What the task requires:
Without the pictures, output the lines of the material from the very first through the one that holds "days = np.arange(1, 359)".

### Stored data

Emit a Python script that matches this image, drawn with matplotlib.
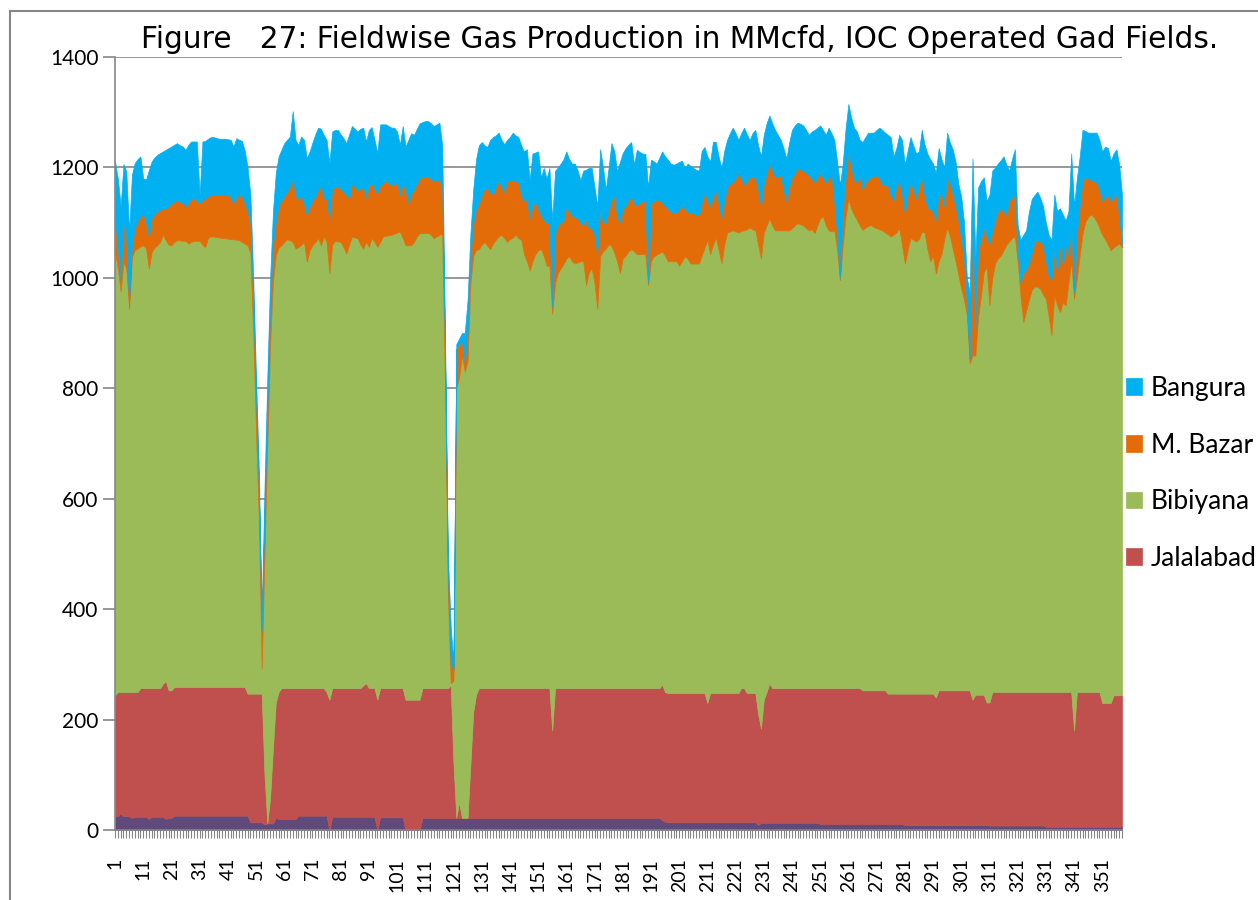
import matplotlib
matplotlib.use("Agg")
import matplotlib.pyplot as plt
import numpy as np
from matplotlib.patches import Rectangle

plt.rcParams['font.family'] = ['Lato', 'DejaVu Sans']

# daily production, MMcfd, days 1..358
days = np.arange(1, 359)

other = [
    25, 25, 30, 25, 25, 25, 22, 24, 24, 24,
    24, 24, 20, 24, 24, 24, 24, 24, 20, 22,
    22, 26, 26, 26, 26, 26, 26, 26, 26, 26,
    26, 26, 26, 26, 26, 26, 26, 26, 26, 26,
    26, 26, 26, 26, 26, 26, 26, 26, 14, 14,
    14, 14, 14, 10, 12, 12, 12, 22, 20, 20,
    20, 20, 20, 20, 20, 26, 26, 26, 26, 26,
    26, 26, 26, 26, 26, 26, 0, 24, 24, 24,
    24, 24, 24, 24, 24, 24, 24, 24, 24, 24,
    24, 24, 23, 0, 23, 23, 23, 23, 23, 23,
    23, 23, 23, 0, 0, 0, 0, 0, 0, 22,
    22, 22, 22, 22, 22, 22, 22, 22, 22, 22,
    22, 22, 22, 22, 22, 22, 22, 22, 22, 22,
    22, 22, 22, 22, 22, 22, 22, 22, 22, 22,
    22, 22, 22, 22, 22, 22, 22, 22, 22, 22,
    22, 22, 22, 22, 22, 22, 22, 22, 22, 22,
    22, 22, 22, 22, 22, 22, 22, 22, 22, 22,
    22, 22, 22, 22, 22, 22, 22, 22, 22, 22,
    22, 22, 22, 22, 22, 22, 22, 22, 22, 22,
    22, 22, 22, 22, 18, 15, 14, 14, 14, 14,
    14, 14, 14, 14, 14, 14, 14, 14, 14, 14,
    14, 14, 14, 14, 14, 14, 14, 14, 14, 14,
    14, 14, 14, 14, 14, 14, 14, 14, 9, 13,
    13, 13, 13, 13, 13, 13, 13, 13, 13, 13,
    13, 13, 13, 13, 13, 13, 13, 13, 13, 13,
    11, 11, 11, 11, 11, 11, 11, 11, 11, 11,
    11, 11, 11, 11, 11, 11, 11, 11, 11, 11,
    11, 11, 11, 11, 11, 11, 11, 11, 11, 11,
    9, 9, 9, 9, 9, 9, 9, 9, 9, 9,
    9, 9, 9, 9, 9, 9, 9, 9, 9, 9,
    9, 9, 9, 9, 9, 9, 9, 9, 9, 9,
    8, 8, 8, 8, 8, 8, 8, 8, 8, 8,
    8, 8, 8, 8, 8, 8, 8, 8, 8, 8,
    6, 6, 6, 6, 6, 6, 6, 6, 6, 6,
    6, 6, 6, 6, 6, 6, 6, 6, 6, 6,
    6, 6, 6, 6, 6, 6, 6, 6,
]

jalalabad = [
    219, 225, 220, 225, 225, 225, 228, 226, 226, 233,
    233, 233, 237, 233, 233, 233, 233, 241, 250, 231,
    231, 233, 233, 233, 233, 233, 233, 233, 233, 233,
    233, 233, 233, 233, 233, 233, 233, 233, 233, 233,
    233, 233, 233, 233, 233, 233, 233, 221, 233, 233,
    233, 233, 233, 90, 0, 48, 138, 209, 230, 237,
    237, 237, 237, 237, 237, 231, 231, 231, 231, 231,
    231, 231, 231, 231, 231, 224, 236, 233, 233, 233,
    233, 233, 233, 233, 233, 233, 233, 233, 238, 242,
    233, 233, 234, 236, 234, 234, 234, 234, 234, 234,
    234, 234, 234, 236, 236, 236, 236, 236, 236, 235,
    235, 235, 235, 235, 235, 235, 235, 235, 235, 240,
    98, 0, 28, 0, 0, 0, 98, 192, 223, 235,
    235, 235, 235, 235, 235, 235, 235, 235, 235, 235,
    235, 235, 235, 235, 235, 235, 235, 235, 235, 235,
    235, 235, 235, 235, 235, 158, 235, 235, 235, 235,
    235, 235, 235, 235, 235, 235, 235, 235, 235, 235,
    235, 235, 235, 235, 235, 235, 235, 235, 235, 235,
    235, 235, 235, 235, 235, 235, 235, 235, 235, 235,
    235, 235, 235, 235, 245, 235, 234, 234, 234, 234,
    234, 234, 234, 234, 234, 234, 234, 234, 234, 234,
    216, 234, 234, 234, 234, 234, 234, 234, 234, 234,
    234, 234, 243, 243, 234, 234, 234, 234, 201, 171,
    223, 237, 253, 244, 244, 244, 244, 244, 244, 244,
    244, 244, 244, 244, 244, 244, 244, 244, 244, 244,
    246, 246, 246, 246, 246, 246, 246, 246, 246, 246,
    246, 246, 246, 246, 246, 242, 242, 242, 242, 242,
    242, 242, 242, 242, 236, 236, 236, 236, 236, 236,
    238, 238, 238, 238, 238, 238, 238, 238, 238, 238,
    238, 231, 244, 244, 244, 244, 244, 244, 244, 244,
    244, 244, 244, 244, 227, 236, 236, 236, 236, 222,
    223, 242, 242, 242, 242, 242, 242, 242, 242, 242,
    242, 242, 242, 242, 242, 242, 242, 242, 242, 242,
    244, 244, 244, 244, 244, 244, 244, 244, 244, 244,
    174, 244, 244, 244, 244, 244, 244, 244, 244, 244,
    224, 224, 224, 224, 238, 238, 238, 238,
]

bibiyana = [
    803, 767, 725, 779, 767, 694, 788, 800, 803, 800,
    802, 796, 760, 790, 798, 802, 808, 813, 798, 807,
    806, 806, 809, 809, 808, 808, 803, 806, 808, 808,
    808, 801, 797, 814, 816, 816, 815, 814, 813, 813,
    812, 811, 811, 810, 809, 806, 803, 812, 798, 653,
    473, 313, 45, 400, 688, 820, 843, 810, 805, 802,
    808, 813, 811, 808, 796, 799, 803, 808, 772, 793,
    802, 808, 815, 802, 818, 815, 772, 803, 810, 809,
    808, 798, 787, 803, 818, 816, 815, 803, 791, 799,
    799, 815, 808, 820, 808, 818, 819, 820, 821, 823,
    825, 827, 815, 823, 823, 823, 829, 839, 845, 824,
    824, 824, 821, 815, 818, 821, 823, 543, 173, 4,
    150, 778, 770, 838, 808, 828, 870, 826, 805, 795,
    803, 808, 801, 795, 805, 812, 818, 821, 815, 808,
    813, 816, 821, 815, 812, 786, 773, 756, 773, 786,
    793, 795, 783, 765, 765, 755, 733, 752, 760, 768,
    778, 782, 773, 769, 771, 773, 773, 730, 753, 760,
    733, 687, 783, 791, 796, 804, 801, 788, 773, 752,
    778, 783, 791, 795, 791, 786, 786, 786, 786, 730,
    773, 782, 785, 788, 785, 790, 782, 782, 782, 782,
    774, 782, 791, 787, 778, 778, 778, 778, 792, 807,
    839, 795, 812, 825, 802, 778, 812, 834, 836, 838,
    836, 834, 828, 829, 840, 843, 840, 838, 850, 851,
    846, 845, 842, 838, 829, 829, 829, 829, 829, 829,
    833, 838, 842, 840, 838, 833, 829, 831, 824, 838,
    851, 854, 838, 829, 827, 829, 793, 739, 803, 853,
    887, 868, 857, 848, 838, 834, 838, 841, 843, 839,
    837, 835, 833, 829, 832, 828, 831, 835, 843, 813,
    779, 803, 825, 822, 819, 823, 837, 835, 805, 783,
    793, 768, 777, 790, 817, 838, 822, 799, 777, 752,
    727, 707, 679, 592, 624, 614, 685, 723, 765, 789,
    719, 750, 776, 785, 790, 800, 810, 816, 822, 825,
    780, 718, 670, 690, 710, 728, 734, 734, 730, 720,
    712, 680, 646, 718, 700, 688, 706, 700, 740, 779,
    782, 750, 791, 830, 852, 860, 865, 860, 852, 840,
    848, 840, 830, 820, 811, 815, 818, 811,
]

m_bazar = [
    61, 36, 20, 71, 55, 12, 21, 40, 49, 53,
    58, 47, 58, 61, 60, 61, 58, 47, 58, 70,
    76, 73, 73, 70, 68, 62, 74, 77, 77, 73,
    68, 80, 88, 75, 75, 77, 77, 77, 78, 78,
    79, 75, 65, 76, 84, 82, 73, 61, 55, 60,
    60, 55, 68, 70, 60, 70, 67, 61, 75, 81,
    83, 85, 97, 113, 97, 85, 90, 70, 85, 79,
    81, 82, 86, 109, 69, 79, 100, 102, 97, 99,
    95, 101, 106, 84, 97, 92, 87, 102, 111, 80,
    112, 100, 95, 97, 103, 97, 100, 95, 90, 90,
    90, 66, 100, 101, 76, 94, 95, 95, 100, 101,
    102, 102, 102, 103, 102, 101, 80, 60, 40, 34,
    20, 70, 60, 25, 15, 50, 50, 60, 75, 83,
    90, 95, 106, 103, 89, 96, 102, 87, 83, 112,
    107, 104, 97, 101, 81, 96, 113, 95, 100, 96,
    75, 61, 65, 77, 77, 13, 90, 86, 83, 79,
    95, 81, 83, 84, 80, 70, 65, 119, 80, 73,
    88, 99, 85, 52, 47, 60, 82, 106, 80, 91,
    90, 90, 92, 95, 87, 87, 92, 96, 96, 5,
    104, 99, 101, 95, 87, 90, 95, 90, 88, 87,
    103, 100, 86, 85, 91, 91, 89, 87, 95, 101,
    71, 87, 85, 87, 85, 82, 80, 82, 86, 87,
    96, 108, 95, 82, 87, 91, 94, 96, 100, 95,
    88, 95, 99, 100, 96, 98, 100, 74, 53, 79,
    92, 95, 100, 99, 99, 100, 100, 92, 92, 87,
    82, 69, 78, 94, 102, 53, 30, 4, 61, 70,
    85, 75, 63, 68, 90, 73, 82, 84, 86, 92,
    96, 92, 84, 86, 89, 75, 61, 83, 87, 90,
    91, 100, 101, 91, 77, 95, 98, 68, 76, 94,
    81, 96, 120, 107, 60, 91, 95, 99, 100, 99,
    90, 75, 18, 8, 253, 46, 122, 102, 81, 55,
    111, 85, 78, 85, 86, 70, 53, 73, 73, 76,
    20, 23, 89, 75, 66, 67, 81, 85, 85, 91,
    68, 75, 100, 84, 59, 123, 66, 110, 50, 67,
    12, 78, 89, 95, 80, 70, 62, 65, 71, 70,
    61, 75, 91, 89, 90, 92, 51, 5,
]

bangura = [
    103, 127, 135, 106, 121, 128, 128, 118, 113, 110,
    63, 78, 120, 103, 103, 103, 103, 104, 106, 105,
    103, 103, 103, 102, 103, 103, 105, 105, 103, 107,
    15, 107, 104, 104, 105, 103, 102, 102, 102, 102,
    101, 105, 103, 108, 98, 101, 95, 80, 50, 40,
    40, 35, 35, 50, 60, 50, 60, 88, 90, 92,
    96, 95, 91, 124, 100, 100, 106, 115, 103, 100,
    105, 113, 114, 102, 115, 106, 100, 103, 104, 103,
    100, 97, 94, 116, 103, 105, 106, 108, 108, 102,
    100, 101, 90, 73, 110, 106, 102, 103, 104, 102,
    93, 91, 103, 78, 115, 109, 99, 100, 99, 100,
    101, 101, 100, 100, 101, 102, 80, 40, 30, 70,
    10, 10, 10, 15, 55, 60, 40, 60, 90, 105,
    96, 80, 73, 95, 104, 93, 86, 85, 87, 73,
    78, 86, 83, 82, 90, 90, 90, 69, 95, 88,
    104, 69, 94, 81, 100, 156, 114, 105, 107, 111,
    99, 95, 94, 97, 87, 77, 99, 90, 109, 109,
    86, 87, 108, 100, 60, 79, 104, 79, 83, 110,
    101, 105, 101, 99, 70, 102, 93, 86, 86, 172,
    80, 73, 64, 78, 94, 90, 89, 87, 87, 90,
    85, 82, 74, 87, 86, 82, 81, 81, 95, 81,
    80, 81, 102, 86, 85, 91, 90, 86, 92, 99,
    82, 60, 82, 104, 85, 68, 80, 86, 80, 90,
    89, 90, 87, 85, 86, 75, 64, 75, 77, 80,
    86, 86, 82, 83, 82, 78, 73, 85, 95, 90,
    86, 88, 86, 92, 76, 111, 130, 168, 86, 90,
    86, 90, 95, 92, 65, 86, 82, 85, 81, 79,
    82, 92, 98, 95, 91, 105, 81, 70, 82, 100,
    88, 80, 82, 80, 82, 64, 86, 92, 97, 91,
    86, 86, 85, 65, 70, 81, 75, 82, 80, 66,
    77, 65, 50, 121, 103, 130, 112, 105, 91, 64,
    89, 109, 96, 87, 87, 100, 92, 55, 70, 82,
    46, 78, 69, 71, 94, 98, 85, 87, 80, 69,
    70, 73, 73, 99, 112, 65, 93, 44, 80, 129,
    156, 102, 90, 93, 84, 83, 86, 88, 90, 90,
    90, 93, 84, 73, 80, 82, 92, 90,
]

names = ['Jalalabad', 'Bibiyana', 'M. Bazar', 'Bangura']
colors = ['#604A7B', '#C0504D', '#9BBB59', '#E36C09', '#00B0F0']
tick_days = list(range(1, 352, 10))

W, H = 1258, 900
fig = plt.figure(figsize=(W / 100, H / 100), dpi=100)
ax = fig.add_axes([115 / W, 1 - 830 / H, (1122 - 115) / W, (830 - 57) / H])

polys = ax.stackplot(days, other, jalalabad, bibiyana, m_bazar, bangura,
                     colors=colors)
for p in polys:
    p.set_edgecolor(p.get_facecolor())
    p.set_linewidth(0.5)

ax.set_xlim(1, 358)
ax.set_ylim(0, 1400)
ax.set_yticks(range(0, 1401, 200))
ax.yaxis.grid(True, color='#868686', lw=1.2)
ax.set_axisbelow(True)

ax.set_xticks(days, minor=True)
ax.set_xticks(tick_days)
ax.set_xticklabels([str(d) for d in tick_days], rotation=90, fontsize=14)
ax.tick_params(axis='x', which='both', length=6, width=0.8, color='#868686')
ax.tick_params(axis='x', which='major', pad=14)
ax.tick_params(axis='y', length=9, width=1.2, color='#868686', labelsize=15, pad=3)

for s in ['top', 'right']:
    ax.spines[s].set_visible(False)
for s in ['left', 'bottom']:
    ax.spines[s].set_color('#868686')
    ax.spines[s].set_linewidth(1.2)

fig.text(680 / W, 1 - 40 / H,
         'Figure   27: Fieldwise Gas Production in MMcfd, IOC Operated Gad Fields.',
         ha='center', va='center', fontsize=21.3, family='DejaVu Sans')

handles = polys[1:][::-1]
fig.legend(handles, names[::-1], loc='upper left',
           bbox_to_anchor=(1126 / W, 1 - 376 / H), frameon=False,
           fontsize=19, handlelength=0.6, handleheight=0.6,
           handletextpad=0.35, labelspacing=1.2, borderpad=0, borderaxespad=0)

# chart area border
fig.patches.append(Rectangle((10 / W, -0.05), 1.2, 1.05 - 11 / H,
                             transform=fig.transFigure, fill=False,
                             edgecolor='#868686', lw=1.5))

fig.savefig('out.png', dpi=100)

######

Written response:
Emit a Python script that matches this image, drawn with matplotlib.
import matplotlib
matplotlib.use("Agg")
import matplotlib.pyplot as plt
import numpy as np
from matplotlib.patches import Rectangle

plt.rcParams['font.family'] = ['Lato', 'DejaVu Sans']

# daily production, MMcfd, days 1..358
days = np.arange(1, 359)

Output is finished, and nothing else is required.